Not satisfied with a word processing software that merely catches misspellings and questionable grammatical construction, Microsoft has it’s eye on a new capability for its Word product: advising users when their word choice may be seen as insensitive or offensive. With all the failings and flailings we see in the social media space when it comes to Facebook or Twitter trying to figure out which user posts are sufficiently “bad” to merit removal, why would Microsoft want to wade into that minefield with its otherwise bland and perfectly useful Word tool?

 


4Could 3D Printing Make Organ Donation Obsolete?

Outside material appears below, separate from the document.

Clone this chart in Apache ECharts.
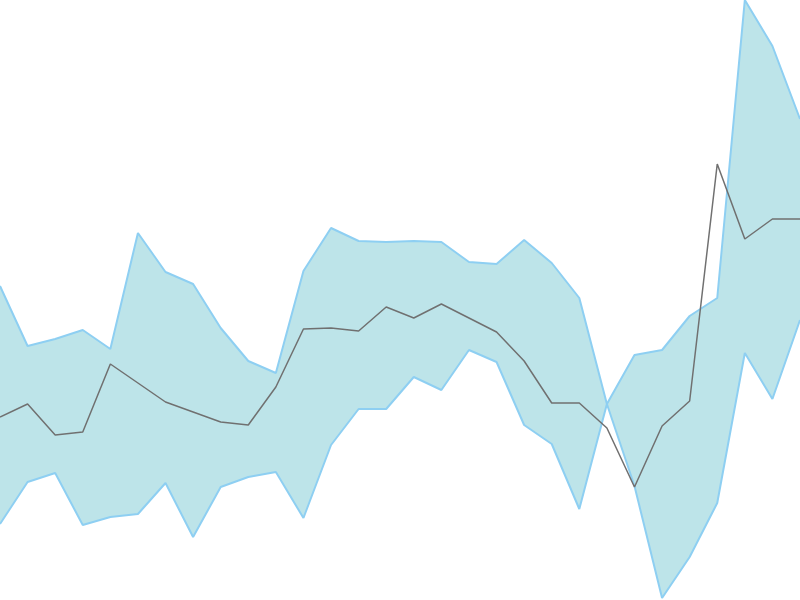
<!DOCTYPE html>
<html>
<head>
<meta charset="utf-8">
<script src="https://cdn.jsdelivr.net/npm/echarts@6/dist/echarts.min.js"></script>
<style>
  html, body { margin: 0; padding: 0; background: #fff; }
  #chart { width: 800px; height: 600px; }
</style>
</head>
<body>
<div id="chart"></div>
<script>
const categories = [1,2,3,4,5,6,7,8,9,10,11,12,13,14,15,16,17,18,19,20,21,22,23,24,25,26,27,28,29,30];
// first band edge (upper on the left, crosses at point 23)
const edgeA = [31.4, 25.4, 26.1, 27.0, 25.1, 36.7, 32.8, 31.6, 27.2, 23.9, 22.7, 32.9, 37.2, 35.9, 35.8,
               35.9, 35.8, 33.8, 33.6, 36.0, 33.7, 30.2, 19.6, 11.4, 0.2, 4.3, 9.7, 24.7, 20.1, 28.0];
// second band edge
const edgeB = [7.6, 11.8, 12.7, 7.5, 8.3, 8.6, 11.7, 6.3, 11.3, 12.3, 12.8, 8.2, 15.5, 19.1, 19.1,
               22.3, 21.0, 25.0, 23.8, 17.5, 15.6, 9.1, 19.6, 24.5, 25.0, 28.4, 30.2, 60.0, 55.4, 48.1];
// middle line
const middle = [18.3, 19.6, 16.5, 16.8, 23.6, 21.7, 19.8, 18.8, 17.8, 17.5, 21.3, 27.1, 27.2, 26.9, 29.3,
                28.2, 29.6, 28.2, 26.8, 23.9, 19.7, 19.7, 17.2, 11.3, 17.4, 19.9, 43.6, 36.1, 38.1, 38.1];

const chart = echarts.init(document.getElementById('chart'));
const bandDiff = edgeA.map((v, i) => +(v - edgeB[i]).toFixed(2));
const edgeColor = '#8ecff2';

chart.setOption({
  animation: false,
  grid: { left: 0, right: 0, top: 0, bottom: 0 },
  xAxis: {
    type: 'category',
    data: categories,
    boundaryGap: false,
    show: false
  },
  yAxis: {
    type: 'value',
    min: 0,
    max: 60,
    show: false
  },
  series: [
    {
      type: 'line', data: edgeB, stack: 'band', stackStrategy: 'all',
      symbol: 'none', lineStyle: { opacity: 0 }, z: 1
    },
    {
      type: 'line', data: bandDiff, stack: 'band', stackStrategy: 'all',
      symbol: 'none', lineStyle: { opacity: 0 },
      areaStyle: { color: '#bde4e9', opacity: 1 }, z: 1
    },
    {
      type: 'line', data: edgeA, symbol: 'none',
      lineStyle: { color: edgeColor, width: 2 }, z: 2
    },
    {
      type: 'line', data: edgeB, symbol: 'none',
      lineStyle: { color: edgeColor, width: 2 }, z: 2
    },
    {
      type: 'line', data: middle, symbol: 'none',
      lineStyle: { color: '#707070', width: 1.5 }, z: 3
    }
  ]
});
</script>
</body>
</html>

When you can take a tissue sample from a patient, extract the necessary cellular material, use that material to create the “ink” for a 3d printer, and then use that ink to 3d print a replacement organ built with the cellular materials that the patient’s body will recognize as its own, the stories of people afflicted with illnesses waiting for a match with an organ donor will soon become a thing of the past. Scientists in Tel Aviv are working in that direction, as they’ve now produced a 3d printed heart with working blood vessels, a first in the field.


5Maybe a Sun Burn Isn’t So Bad After All?

Turns out the chemicals in topical sunscreen that protect against the harm done by sunlight can seep through your skin and deposit themselves directly into your bloodstream. Whether it’s actually bad for your to have avobenzone, oxybenzone, octocrylene, and ecamsule coursing through your veins remains to be seen. Studies are now underway.